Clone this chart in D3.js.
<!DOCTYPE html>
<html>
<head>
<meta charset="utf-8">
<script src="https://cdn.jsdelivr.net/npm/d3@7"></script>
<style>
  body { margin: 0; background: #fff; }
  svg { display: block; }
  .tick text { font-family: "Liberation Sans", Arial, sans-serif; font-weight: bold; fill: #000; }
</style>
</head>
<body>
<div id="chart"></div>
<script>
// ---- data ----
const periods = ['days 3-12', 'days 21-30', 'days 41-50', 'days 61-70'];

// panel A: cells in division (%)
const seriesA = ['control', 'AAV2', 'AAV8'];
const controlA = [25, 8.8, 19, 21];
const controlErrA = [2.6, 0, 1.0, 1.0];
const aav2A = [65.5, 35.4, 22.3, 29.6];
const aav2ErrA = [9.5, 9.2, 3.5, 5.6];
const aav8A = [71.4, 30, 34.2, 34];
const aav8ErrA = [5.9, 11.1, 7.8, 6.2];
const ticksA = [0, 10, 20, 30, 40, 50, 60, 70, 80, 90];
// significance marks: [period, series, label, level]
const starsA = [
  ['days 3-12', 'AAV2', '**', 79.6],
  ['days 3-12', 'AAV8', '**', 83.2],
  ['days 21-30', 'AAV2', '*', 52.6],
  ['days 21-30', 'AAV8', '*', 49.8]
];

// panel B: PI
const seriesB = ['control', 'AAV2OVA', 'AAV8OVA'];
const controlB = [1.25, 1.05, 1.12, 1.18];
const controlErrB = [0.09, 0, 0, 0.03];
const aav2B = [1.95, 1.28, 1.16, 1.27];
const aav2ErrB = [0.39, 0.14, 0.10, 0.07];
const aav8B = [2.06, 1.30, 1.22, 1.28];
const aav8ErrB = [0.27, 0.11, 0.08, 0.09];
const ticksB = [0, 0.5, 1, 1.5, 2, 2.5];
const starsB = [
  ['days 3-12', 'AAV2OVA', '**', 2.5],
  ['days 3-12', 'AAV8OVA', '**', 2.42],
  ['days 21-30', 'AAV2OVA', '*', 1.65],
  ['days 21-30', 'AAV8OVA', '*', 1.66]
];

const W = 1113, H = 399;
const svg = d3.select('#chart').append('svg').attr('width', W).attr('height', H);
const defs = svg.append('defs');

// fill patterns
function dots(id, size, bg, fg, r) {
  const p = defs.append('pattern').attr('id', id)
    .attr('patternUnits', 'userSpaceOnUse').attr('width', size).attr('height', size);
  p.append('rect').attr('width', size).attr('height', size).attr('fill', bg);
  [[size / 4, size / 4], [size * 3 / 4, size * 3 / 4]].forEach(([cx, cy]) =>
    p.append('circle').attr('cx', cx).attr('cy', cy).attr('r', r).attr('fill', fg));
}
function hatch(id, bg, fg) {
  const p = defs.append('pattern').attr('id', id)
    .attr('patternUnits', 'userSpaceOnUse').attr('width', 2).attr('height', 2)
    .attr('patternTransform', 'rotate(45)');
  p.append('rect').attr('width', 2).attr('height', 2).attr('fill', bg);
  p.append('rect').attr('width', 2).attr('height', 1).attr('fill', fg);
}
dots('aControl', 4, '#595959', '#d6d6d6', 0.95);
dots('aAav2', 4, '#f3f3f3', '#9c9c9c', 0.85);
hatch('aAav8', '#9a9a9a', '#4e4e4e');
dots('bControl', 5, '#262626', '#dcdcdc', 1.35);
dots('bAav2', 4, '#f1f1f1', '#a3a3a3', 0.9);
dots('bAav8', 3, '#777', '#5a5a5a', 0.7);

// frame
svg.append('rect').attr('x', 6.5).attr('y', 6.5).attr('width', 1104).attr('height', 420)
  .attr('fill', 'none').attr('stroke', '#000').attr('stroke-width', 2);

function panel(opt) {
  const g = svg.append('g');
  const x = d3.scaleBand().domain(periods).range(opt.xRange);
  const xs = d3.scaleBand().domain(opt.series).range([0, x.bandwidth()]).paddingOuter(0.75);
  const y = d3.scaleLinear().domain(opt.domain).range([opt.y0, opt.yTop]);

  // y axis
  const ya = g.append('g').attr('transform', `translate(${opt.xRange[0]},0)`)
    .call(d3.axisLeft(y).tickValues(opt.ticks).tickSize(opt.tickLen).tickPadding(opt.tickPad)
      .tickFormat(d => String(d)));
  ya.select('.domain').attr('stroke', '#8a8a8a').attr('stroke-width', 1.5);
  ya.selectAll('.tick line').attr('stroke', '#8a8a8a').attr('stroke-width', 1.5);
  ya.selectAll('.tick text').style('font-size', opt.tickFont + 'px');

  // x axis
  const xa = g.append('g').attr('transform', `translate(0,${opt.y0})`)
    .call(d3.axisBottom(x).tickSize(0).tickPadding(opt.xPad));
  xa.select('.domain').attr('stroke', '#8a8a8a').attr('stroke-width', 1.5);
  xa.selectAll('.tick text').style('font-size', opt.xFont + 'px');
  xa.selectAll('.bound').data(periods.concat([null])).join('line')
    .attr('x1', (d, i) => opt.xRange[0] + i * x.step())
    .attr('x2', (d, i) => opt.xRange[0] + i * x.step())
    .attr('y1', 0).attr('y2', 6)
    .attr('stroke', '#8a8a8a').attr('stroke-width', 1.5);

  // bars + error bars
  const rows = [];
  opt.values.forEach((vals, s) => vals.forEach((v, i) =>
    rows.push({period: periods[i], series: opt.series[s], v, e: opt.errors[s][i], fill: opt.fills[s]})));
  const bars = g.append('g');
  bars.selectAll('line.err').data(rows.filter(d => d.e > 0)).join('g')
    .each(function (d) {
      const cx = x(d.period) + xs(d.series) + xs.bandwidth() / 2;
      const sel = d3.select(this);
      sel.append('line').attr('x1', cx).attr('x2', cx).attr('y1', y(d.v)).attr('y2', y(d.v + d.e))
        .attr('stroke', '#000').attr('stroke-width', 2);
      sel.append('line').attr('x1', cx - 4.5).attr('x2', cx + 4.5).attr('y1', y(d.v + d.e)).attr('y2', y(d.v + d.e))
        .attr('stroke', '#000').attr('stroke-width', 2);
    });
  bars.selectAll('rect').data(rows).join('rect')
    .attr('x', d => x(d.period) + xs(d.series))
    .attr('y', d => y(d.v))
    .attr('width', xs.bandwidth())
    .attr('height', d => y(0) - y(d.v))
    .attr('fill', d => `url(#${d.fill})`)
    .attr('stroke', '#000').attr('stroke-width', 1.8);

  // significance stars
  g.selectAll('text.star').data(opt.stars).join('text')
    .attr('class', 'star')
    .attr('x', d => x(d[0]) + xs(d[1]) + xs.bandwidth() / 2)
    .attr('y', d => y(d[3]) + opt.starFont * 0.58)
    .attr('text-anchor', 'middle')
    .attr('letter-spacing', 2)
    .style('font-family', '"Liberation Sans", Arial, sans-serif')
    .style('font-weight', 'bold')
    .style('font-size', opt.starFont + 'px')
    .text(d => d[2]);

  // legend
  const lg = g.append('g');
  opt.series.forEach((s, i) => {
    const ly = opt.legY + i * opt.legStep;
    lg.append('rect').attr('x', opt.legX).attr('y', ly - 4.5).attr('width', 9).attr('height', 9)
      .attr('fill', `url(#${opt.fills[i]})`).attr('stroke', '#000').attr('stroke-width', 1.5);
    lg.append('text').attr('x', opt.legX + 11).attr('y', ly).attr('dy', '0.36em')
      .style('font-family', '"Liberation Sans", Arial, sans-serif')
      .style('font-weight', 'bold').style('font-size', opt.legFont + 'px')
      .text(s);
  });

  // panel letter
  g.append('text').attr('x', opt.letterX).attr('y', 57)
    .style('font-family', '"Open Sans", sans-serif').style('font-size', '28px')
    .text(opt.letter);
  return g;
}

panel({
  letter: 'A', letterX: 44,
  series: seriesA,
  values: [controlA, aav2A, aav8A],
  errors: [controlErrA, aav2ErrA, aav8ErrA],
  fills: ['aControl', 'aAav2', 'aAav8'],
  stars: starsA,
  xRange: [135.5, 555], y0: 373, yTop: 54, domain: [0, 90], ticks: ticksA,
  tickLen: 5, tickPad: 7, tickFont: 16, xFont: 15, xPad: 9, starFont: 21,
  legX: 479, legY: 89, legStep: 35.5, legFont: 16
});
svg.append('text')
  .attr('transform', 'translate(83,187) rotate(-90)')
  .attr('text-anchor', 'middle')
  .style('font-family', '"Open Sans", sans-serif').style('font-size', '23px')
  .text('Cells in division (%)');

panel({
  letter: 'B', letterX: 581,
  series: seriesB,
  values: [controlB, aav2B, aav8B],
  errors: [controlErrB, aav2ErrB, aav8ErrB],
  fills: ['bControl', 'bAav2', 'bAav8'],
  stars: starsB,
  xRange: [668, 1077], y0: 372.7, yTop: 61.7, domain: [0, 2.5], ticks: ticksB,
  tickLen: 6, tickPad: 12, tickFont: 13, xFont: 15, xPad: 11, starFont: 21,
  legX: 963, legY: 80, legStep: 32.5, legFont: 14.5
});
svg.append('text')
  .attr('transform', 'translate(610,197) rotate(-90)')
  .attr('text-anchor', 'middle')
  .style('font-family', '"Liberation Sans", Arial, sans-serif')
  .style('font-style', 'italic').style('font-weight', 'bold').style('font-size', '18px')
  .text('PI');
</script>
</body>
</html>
* * *
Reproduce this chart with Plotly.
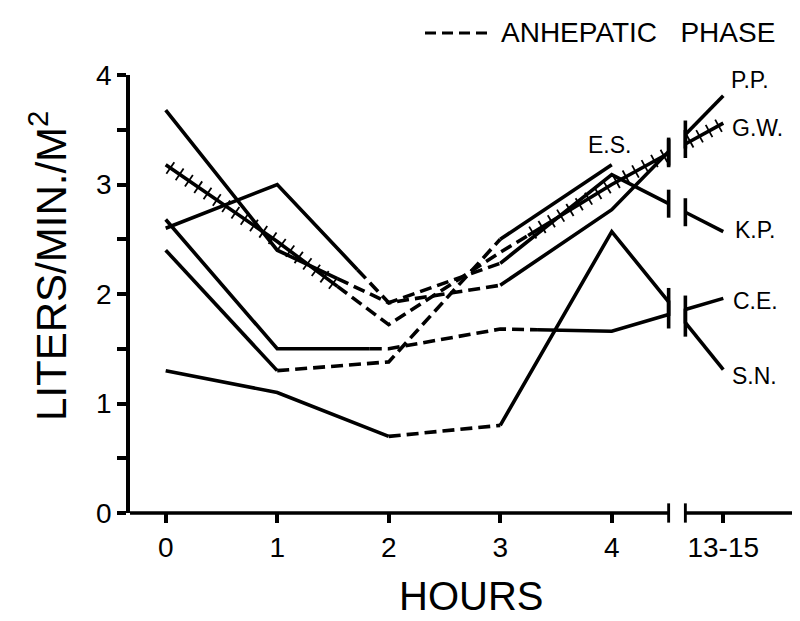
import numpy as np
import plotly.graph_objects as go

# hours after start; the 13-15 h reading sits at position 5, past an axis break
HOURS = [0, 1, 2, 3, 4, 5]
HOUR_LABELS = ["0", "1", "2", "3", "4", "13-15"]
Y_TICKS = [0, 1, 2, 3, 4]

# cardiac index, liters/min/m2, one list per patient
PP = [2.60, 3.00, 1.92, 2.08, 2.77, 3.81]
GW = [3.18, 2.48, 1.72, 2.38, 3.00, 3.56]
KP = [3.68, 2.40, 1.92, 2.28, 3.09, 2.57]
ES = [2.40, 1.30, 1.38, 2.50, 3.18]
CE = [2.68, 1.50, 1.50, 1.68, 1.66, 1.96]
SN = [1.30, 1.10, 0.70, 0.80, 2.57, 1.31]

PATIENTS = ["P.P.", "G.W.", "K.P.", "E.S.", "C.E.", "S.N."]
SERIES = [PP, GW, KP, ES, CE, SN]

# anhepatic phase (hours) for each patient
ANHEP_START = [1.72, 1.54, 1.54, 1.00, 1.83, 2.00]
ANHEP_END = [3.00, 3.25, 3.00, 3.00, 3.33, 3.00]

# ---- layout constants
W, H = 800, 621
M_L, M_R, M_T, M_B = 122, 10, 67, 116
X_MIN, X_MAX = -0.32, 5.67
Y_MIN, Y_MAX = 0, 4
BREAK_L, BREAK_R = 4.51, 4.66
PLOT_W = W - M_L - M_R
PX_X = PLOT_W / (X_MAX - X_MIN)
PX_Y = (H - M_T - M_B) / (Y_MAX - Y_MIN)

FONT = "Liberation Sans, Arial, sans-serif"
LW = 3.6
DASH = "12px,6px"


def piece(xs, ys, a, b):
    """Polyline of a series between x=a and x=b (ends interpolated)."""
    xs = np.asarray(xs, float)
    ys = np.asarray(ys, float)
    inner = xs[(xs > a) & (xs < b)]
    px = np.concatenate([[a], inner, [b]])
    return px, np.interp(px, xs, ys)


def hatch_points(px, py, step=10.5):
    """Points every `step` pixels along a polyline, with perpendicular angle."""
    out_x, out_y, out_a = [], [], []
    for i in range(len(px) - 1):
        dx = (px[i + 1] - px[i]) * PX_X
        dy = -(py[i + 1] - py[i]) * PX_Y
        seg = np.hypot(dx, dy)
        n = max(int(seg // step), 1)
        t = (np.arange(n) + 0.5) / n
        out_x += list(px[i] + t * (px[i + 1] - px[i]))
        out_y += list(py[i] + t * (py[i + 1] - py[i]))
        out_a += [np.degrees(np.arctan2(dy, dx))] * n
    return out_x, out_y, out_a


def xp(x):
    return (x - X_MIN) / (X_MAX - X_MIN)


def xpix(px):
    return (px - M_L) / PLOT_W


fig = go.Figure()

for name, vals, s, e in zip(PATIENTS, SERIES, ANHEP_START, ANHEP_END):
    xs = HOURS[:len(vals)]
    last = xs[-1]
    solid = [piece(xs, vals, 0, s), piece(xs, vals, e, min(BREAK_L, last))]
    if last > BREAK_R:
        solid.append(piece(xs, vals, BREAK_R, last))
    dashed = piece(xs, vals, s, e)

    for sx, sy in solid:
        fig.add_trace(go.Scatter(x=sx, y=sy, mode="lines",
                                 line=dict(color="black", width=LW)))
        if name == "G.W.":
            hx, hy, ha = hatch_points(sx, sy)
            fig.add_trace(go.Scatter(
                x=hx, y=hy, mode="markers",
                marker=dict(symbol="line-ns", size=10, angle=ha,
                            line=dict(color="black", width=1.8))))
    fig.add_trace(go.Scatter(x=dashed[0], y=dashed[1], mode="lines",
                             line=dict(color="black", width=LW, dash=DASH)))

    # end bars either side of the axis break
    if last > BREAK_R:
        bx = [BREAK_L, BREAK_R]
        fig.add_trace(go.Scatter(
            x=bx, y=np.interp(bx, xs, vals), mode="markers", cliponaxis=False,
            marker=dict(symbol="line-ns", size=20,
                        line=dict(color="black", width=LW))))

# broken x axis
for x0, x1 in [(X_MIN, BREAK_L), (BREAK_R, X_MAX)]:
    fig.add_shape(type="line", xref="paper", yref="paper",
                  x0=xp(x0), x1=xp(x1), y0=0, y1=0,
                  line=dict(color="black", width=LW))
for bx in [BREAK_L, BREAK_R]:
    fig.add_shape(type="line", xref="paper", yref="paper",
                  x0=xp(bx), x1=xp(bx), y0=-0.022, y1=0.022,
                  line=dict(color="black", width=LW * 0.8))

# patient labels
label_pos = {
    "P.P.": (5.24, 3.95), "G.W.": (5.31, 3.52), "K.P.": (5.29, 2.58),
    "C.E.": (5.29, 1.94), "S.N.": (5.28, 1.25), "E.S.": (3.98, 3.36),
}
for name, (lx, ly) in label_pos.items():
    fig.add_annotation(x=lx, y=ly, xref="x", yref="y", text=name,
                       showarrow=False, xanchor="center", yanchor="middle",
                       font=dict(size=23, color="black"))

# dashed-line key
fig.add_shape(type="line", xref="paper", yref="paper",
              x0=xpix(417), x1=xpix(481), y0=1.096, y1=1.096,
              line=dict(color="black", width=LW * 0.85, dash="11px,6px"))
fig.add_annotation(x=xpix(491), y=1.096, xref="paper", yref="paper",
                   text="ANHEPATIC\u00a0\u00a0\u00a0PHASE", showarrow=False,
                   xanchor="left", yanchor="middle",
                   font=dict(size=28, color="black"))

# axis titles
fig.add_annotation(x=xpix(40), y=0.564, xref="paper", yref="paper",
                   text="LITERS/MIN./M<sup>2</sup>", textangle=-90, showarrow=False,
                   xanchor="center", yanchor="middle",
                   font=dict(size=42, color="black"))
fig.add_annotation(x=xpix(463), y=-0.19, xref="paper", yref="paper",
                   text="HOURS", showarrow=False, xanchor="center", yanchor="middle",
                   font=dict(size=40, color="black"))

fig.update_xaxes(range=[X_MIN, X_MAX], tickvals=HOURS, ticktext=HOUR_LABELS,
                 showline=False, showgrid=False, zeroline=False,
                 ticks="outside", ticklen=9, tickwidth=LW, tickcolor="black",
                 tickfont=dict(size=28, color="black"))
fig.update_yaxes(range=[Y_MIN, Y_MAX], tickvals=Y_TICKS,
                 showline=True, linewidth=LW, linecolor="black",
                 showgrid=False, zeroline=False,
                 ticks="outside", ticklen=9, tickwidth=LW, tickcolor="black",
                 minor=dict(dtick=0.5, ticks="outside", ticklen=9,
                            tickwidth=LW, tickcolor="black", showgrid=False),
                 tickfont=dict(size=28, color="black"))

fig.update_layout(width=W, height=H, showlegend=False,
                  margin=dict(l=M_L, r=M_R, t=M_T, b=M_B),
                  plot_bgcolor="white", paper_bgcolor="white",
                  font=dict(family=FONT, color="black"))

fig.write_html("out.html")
---
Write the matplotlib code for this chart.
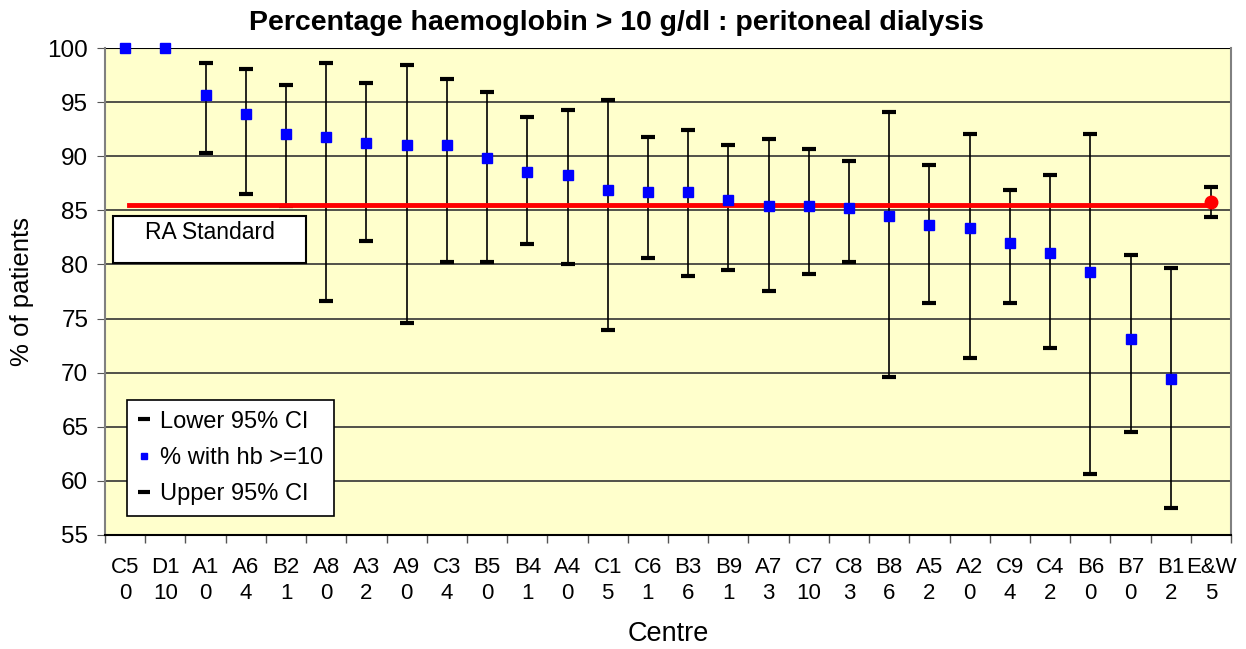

WHAT THE TASK ASKS →
Take the stretch from the line containing "Reproduce this chart with Plotly." through the line containing "Y_TICKS = [0, 1, 2, 3, 4]" and reproduce it exactly, both ends included. Omit the pictures.

COMPLETE OUTPUT →
Reproduce this chart with Plotly.
import numpy as np
import plotly.graph_objects as go

# hours after start; the 13-15 h reading sits at position 5, past an axis break
HOURS = [0, 1, 2, 3, 4, 5]
HOUR_LABELS = ["0", "1", "2", "3", "4", "13-15"]
Y_TICKS = [0, 1, 2, 3, 4]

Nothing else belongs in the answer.